Esmont Elementary School had four rooms and seven grades. The kids walked to school where each morning we gathered outside to say the Pledge of Allegiance to the Flag. Mr. Boggs was the Principal and Mrs. Boggs, along with several others, were the teachers. They taught us so much. Having two grades in the same room seemed to work well, we all seemed to learn more, the small grade sizes helped. Kind of like home schooling. Even when the Alberene School closed and those children were bussed in, the quality remained the same; we just had more kids to play with at recess.
Recess was fun even though we only had one each – softball, dodge ball, bat. But we had those huge boulders to run and play on that was so much fun. We played “store” using rocks, nuts, leaves, etc., as items to sell.
Each room had a very tall (maybe because I was so short) coal stove to provide heat in the winter. The coal bin, a dark scary place, was in the basement where the bathrooms were, and the boys were charged with bringing up the coal for the stoves. The bathrooms had toilets with spring up seats so to use them, you had to pull down the seat and sit on it at the same time which was hard for us little folk. Because it sprang up when you got off, I had to leap off because my feet did not reach the floor!
The school was the venue for parties, bingo nights and had a closet that housed refrigerated soft drinks for sale. Mr. Boggs would ring the school bell loudly to call us together for the pledge and after each recess. He also pulled all my baby teeth by carefully tying a string around them and yanking them out. He was so handsome and gentle, but was a strict disciplinarian and swung a mean paddle when the boys got out of line. When teaching us how to multiply fractions, he asked if anyone knew the meaning of “invert.” No one knew. He called me to the front of the class, held on to my arm and ankle and turned me upside down! Everyone got it.
On many occasions, R.A. Pace’s cow would get out and come to school looking for R.A. He would leave class and take the cow back home, just down the road.

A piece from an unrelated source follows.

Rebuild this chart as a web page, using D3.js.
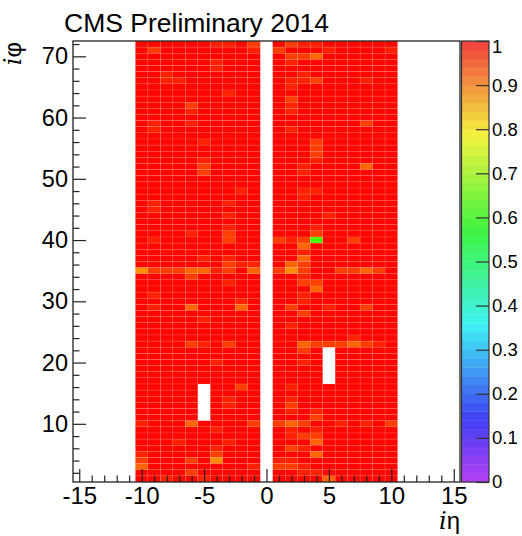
<!DOCTYPE html>
<html><head><meta charset="utf-8">
<script src="https://cdn.jsdelivr.net/npm/d3@7"></script>
<style>
body{margin:0;background:#fff}
text{font-family:"Liberation Sans",Arial,Helvetica,sans-serif;fill:#000}
</style>
</head><body>
<svg id="c" width="522" height="536"></svg>
<script>
// ---- data ----
const title = "CMS Preliminary 2014";
const etaBins = [-10,-9,-8,-7,-6,-5,-4,-3,-2,-1,1,2,3,4,5,6,7,8,9,10];
// one string per iphi row, from iphi = 72 (top) down to 1; codes per ieta (-10..-1 | 1..10)
const cellRows = [
 "0000001102 0211000000", // 72
 "0200000001 2000100001", // 71
 "0000000000 0223000000", // 70
 "0000001000 0100000000", // 69
 "0000001000 0000000000", // 68
 "0010000000 0010000000", // 67
 "0011000000 0112000100", // 66
 "0000000000 0100000000", // 65
 "0000000100 0000000000", // 64
 "0000000000 0200000000", // 63
 "0000200000 0100000000", // 62
 "0000100000 0100000000", // 61
 "0000000000 0000000000", // 60
 "0100100000 0000000200", // 59
 "0100000000 0100000000", // 58
 "0000000000 0000000000", // 57
 "0000010000 0002000000", // 56
 "0000000000 0002000000", // 55
 "0000000000 0002000000", // 54
 "0000010000 0001000000", // 53
 "0000020000 0010000300", // 52
 "0000020000 0010000000", // 51
 "0000000000 0000000000", // 50
 "0000000000 0000000000", // 49
 "0000000010 0011000000", // 48
 "0000000000 0010000000", // 47
 "0100000100 0000000000", // 46
 "0100000000 0000000000", // 45
 "0000000100 0000100000", // 44
 "0000000000 0000000000", // 43
 "0000000100 0001000000", // 42
 "0000100200 0002000000", // 41
 "0100000200 212g002000", // 40
 "0000000000 0030000000", // 39
 "0000000000 0010000000", // 38
 "0000010100 0030000000", // 37
 "0000000211 0320000000", // 36
 "4222331203 2420022320", // 35
 "0000200000 0010000000", // 34
 "0000000100 0022000000", // 33
 "0000000000 0003000000", // 32
 "0100000000 0010000000", // 31
 "0000000010 0010000000", // 30
 "0100300030 0200100200", // 29
 "0000000000 0020000000", // 28
 "0000010000 0000000000", // 27
 "0000000000 0100000000", // 26
 "0000000000 0000000000", // 25
 "0000000000 0000001000", // 24
 "0000210200 0032223210", // 23
 "0000000000 0020.00000", // 22
 "0000000000 0000.00000", // 21
 "0000001000 0010.00000", // 20
 "0000000000 0000.00000", // 19
 "0000000000 0000.00000", // 18
 "0000000000 0000.00000", // 17
 "00000.0020 0100000000", // 16
 "00000.0000 0000000000", // 15
 "00000.0100 0100000000", // 14
 "00000.0100 0200000000", // 13
 "00000.0000 0101000000", // 12
 "00000.0000 0002000000", // 11
 "1000300002 2320010102", // 10
 "0000001000 0101000000", // 9
 "0000000000 0122000000", // 8
 "0001000100 0003000000", // 7
 "0000001000 0210000000", // 6
 "1000002000 0003000000", // 5
 "2000204000 1100000000", // 4
 "3000000001 2210000000", // 3
 "0000200000 0011000000", // 2
 "0010010000 0000300000"  // 1
];
const levelCodes  = ["0", "1", "2", "3", "4", "g"];
const levelValues = [0.995, 0.972, 0.948, 0.915, 0.88, 0.63];
const xTicks = [-15, -10, -5, 0, 5, 10, 15];
const yTicks = [10, 20, 30, 40, 50, 60, 70];
const zTicks = [0, 0.1, 0.2, 0.3, 0.4, 0.5, 0.6, 0.7, 0.8, 0.9, 1];

// ---- build cells ----
const cells = [];
cellRows.forEach((row, i) => {
  const phi = 72 - i;
  const codes = row.replace(/ /g, "");
  for (let j = 0; j < codes.length; j++) {
    const c = codes[j];
    if (c === ".") continue;
    cells.push({eta: etaBins[j], phi: phi, v: levelValues[levelCodes.indexOf(c)]});
  }
});

// ---- scales ----
const L = 73, R = 460, T = 41, B = 482;
const x = d3.scaleLinear().domain([-15.5, 15.5]).range([L, R]);
const y = d3.scaleLinear().domain([0.5, 72.5]).range([B, T]);
const z = d3.scaleLinear().domain([0, 1]).range([B, T]);
const hueOf = v => 280 * (1 - v);
const cellColor = v => d3.hsl(hueOf(v), 1, 0.5).toString();
const barColor = v => d3.hsl(hueOf(v), 0.88, 0.6).toString();
const FONT = '"Liberation Sans",Arial,sans-serif';

const svg = d3.select("#c");

// cells
svg.append("g").selectAll("rect").data(cells).join("rect")
  .attr("x", d => x(d.eta - 0.5))
  .attr("y", d => y(d.phi + 0.5))
  .attr("width", d => x(d.eta + 0.5) - x(d.eta - 0.5))
  .attr("height", d => y(d.phi - 0.5) - y(d.phi + 0.5))
  .attr("fill", d => cellColor(d.v))
  .attr("stroke", "rgba(255,170,160,0.35)")
  .attr("stroke-width", 0.5);

// frame
svg.append("rect").attr("x", L).attr("y", T).attr("width", R - L).attr("height", B - T)
  .attr("fill", "none").attr("stroke", "#222").attr("stroke-width", 1.3);

// x axis
const xMinor = d3.range(-15, 16).filter(v => v % 5 !== 0);
const gx = svg.append("g").attr("transform", `translate(0,${B})`);
gx.call(d3.axisBottom(x).tickValues(xMinor).tickFormat("").tickSizeInner(-6.5).tickSizeOuter(0));
gx.select(".domain").remove();
const gx2 = svg.append("g").attr("transform", `translate(0,${B})`);
gx2.call(d3.axisBottom(x).tickValues(xTicks).tickFormat(d3.format("d")).tickSizeInner(-13).tickSizeOuter(0).tickPadding(5));
gx2.select(".domain").remove();
gx2.selectAll("text").attr("font-size", 24).attr("font-family", FONT).text(d => d < 0 ? "-" + Math.abs(d) : d);

// y axis
const yMinor = d3.range(2, 73, 2).filter(v => v % 10 !== 0);
const gy = svg.append("g").attr("transform", `translate(${L},0)`);
gy.call(d3.axisLeft(y).tickValues(yMinor).tickFormat("").tickSizeInner(-6.5).tickSizeOuter(0));
gy.select(".domain").remove();
const gy2 = svg.append("g").attr("transform", `translate(${L},0)`);
gy2.call(d3.axisLeft(y).tickValues(yTicks).tickFormat(d3.format("d")).tickSizeInner(-13).tickSizeOuter(0).tickPadding(5));
gy2.select(".domain").remove();
gy2.selectAll("text").attr("font-size", 23.5).attr("font-family", FONT);
svg.selectAll(".tick line").attr("stroke", "#222").attr("stroke-width", 1.2);

// colour bar
const CL = 461.5, CR = 489;
const bands = d3.range(50).map(i => i / 50);
svg.append("g").selectAll("rect").data(bands).join("rect")
  .attr("x", CL).attr("width", CR - CL)
  .attr("y", d => z(d + 0.02)).attr("height", d => z(d) - z(d + 0.02) + 0.4)
  .attr("fill", d => barColor(d + 0.01));
svg.append("rect").attr("x", CL).attr("y", T).attr("width", CR - CL).attr("height", B - T)
  .attr("fill", "none").attr("stroke", "#333").attr("stroke-width", 1.2);
const gz = svg.append("g").attr("transform", `translate(${CR},0)`);
gz.call(d3.axisRight(z).tickValues(zTicks).tickSizeInner(-13).tickSizeOuter(0).tickPadding(3)
  .tickFormat(d => d === 0 ? "0" : d === 1 ? "1" : d3.format(".1f")(d)));
gz.select(".domain").remove();
gz.selectAll(".tick line").attr("stroke", "#333").attr("stroke-width", 1.2);
gz.selectAll("text").attr("font-size", 18.5).attr("font-family", FONT)
  .attr("dy", d => d === 1 ? "0.6em" : "0.32em");

// title and axis titles
svg.append("text").attr("x", 64).attr("y", 31.5).attr("font-size", 26.5).text(title);
const xt = svg.append("text").attr("x", R).attr("y", 529).attr("text-anchor", "end").attr("font-size", 24);
xt.append("tspan").attr("font-style", "italic").attr("font-family", '"DejaVu Serif",serif').text("i");
xt.append("tspan").text("η");
const yt = svg.append("text").attr("transform", `translate(21,${T + 1}) rotate(-90)`).attr("text-anchor", "end").attr("font-size", 24);
yt.append("tspan").attr("font-style", "italic").attr("font-family", '"DejaVu Serif",serif').text("i");
yt.append("tspan").text("φ");
</script>
</body></html>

After school we would line up on the side of the road and Mr. Boggs would appoint one of us as leader. We walked in that line past everyone’s house till we were all home. We would make one stop at the Post Office, so we could buy War Bond Stamps if we wanted and get the mail to take home. When I was in the first grade,my brother, Pete was in the seventh so I would ride on the crossbar or back fender of his bike to school. The day our brother David was born, a messenger was sent to the school telling us we needed to come home so we got on Pete's bike. When we arrived, we were not allowed in because our aunts were busy with our mother. We went around to the back of the house and looked into the kitchen window and watched Mrs. Beasley, the village Midwife, give David his first bath.
Later when I had my own bike, my friend Shirley Hall was riding on the back fender. I told her to watch as I guided the bike with my eyes closed. We went off the road into a ditch very close to the store. Someone heard us crying and came to our rescue.
In 1954 when Albemarle County opened the big consolidated high school in Charlottesville, (my now sister-in-law Melva Adcock was the first graduate) Scottsville High School was still functioning. My older brother, Pete, and younger brother, David, graduated from Scottsville. However, my mother wanted us to have the option of going to Albemarle High School, which was not available to us, so she and others bought an old school bus and Mrs. Cromer, who lived on Red Row Hill, drove it to Albemarle High School. The bus broke down often, so the county relented and provided a new bus for kids from Esmont and all along Route 20 to ride to school.